I thought I understood pyparsing's logic, but cannot figure out why the bottom example is failing.
I'm trying to parse open text comments where a product or set of products can be mentioned either in the beginning or the end of the comment. Product names can also be omitted from the comment.
The output should be a list of the mentioned products and the description regarding them.
Below are some test cases. The parse is identifying everything as 'description' instead of first picking up the products (isn't that what the negative is supposed to do?)
What's wrong in my understanding?
import pyparsing as pp
products_list = ['aaa', 'bbb', 'ccc']
products = pp.OneOrMore(' '.join(products_list))
word = ~products + pp.Word(pp.alphas)
description = pp.OneOrMore(word)
comment_expr = (pp.Optional(products("product1")) + description("description") + pp.Optional(products("product2")))
matches = comment_expr.scanString("""\
aaa is a good product
I prefer aaa
No comment
aaa bbb are both good products""")
for match in matches:
print match
The expected results would be:
product1: aaa, description: is a good product
product2: aaa, description: I prefer
description: No comment
product1: [aaa, bbb] description: are both good products
Pyparsing's shortcut equivalence between strings and Literals is intended to be a convenience, but sometimes it results in unexpected and unwanted circumstances.

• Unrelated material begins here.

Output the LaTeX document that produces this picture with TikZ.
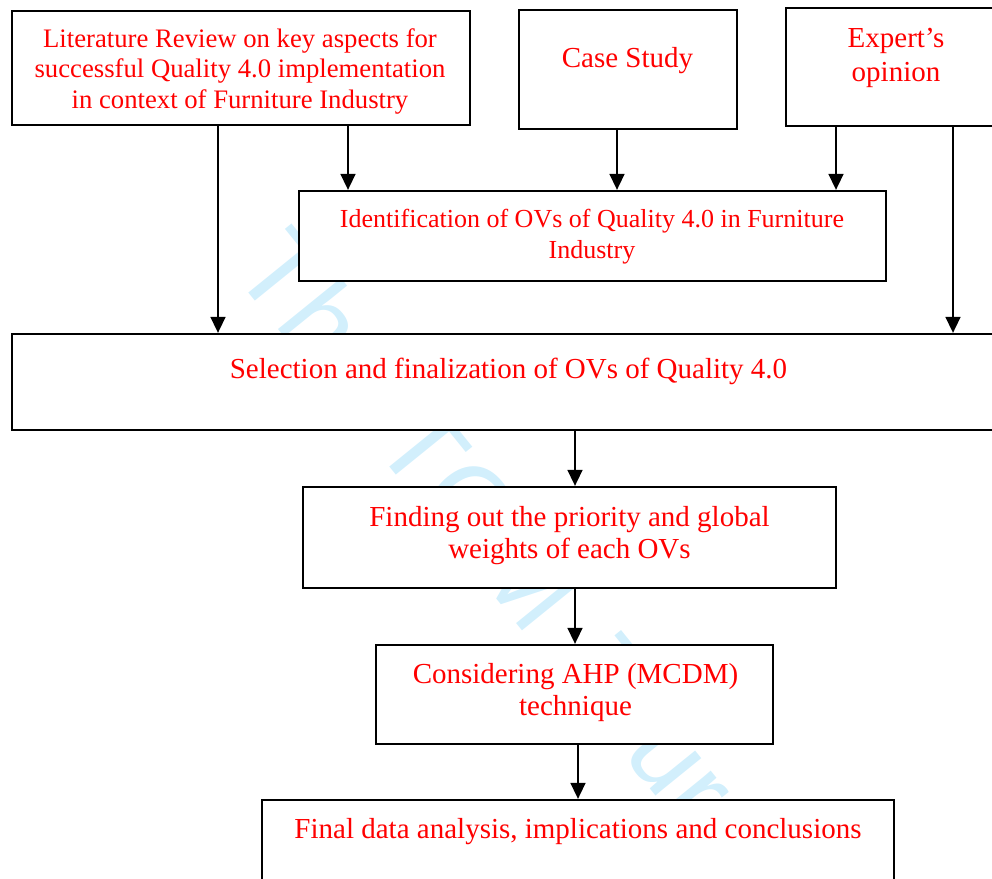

In these lines:
products_list = ['aaa', 'bbb', 'ccc']
products = pp.OneOrMore(' '.join(products_list))
. I'm pretty sure you wanted product to match on any product. But instead, OneOrMore gets passed this as its argument:
' '.join(products_list)
This is purely a string expression, resulting in the string "aaa bbb ccc". Passing this to OneOrMore, you are saying that products is one or more instances of the string "aaa bbb ccc".
To get the lookahead, you need to change products to:
products = pp.oneOf(products_list)
or even better:
products = pp.MatchFirst(pp.Keyword(p) for p in products_list)
Then your negative lookahead will work better.